Here’s Why IT Stocks Are Down Today

TCS share price traded at ₹2,690 as of writing on February 13, down 2.18% from its previous close of ₹2,750.10, as selling pressure pushed the stock toward a fresh 52-week low, earlier during the session, a drop of about 5.07%. The stock opened at ₹2,585.00 and moved between ₹2,585.00 and ₹2,687.00 in early trade, reflecting sharp volatility at the start of the session.

Source: Yahoo Finance

The decline followed sustained weakness across information technology stocks. Investors reassessed long-term pricing power, deal wins, and earnings visibility for traditional IT services companies as concerns around AI-driven productivity gains gathered pace. Market participants questioned whether automation and artificial intelligence could reshape cost structures and contract models in the sector.

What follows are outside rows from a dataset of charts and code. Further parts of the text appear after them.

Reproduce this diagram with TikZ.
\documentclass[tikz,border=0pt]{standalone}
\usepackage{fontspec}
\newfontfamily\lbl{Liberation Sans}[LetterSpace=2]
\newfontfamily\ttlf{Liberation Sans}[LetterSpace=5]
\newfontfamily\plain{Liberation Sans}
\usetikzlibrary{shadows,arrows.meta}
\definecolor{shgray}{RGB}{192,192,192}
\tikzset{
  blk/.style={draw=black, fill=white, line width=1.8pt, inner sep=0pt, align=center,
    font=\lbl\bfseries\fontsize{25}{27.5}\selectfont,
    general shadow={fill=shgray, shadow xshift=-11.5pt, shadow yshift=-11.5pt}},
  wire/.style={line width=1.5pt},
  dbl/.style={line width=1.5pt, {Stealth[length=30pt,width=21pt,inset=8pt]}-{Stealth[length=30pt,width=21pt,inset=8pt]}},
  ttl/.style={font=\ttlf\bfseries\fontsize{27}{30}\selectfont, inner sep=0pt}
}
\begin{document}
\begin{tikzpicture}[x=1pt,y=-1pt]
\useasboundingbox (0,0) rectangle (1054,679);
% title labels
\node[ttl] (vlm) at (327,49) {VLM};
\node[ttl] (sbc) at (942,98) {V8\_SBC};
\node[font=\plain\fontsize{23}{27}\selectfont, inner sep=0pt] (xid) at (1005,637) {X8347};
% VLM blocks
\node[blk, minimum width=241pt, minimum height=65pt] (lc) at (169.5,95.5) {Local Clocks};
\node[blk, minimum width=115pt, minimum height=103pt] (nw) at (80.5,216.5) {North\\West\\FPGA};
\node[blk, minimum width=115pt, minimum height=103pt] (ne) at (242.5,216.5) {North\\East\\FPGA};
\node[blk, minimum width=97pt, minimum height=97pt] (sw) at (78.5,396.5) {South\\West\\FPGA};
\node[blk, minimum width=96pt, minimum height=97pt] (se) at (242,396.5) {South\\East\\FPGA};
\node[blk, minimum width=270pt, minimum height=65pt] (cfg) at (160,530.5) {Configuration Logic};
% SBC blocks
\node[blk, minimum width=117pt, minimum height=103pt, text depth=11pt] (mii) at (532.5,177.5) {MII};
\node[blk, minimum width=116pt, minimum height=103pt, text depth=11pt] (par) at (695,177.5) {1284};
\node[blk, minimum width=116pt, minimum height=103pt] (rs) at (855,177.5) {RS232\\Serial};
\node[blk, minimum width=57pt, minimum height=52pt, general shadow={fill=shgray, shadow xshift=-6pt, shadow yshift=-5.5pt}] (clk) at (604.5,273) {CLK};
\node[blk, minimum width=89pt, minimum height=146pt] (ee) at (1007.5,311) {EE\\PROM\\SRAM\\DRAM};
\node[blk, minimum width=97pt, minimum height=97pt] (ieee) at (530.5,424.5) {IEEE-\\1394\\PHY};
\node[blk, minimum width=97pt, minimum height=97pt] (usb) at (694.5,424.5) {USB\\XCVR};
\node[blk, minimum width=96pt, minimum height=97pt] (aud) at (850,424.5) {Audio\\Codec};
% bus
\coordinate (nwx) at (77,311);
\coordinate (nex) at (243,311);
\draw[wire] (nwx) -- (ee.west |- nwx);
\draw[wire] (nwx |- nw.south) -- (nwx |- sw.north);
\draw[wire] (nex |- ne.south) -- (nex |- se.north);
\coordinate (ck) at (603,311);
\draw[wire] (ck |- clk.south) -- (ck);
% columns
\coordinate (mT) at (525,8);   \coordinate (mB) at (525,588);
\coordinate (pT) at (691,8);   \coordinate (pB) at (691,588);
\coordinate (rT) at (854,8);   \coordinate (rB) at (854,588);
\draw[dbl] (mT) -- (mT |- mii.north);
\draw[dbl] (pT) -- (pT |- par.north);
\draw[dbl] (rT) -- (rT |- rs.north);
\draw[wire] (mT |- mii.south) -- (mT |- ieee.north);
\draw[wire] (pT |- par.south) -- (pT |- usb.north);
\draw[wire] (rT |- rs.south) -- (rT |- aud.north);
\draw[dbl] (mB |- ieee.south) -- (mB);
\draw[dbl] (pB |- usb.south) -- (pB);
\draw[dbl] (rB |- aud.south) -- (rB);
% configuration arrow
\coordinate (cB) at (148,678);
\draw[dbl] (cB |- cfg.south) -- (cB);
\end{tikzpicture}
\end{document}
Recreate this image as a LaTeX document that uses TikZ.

At the same time, stronger-than-expected US jobs data shifted global sentiment. The data reduced expectations of a near-term interest rate cut by the US Federal Reserve. As a result, global technology stocks came under pressure, and Indian IT counters mirrored that trend in early trade.

Broad-Based Pressure Across IT Stocks

The NIFTY IT index fell 1,378.30 points, or 4.16%, to 31,781.90 as at 9:20 am IST, compared with its previous close of 33,160.20. The index opened at 31,487.40, touched a high of 31,918.65, and slipped to a low of 31,422.60 during the session. The sharp decline signaled broad-based sectoral weakness rather than stock-specific movement.

Overnight losses on Wall Street intensified pressure. Infosys ADRs dropped 9.84% on the New York Stock Exchange, while Wipro ADRs declined 4.6%. These moves aligned with the broader sell-off in US technology shares and set a cautious tone for domestic markets.

Valuation Metrics and Trading Levels

TCS now trades significantly below its 52-week high of ₹3,984.45, while the 52-week low stands at ₹2,585.00. The stock’s price-to-earnings ratio sits at 19.80, and it offers a dividend yield of 2.41%, according to available market data. The company’s market capitalisation has slipped to around ₹9.45 lakh crore following the recent decline.

Traders continue to watch technical levels closely. The stock hovers near heavy support, and market participants track price action for signs of reversal. However, sellers have used intraday recoveries as exit opportunities in recent sessions.

Source: TradingView Via X

What Investors Are Watching

Future movement may depend on earnings updates, deal momentum, margin performance, and management commentary through regulatory filings. Global cues, particularly from US markets, could also shape near-term direction.

As of 9:20 am IST on February 13, TCS remained under pressure at ₹2,610.60 while the NIFTY IT index traded 4.16% lower. The session reflected sector-wide caution as investors weighed AI-related disruption risks and shifting global rate expectations.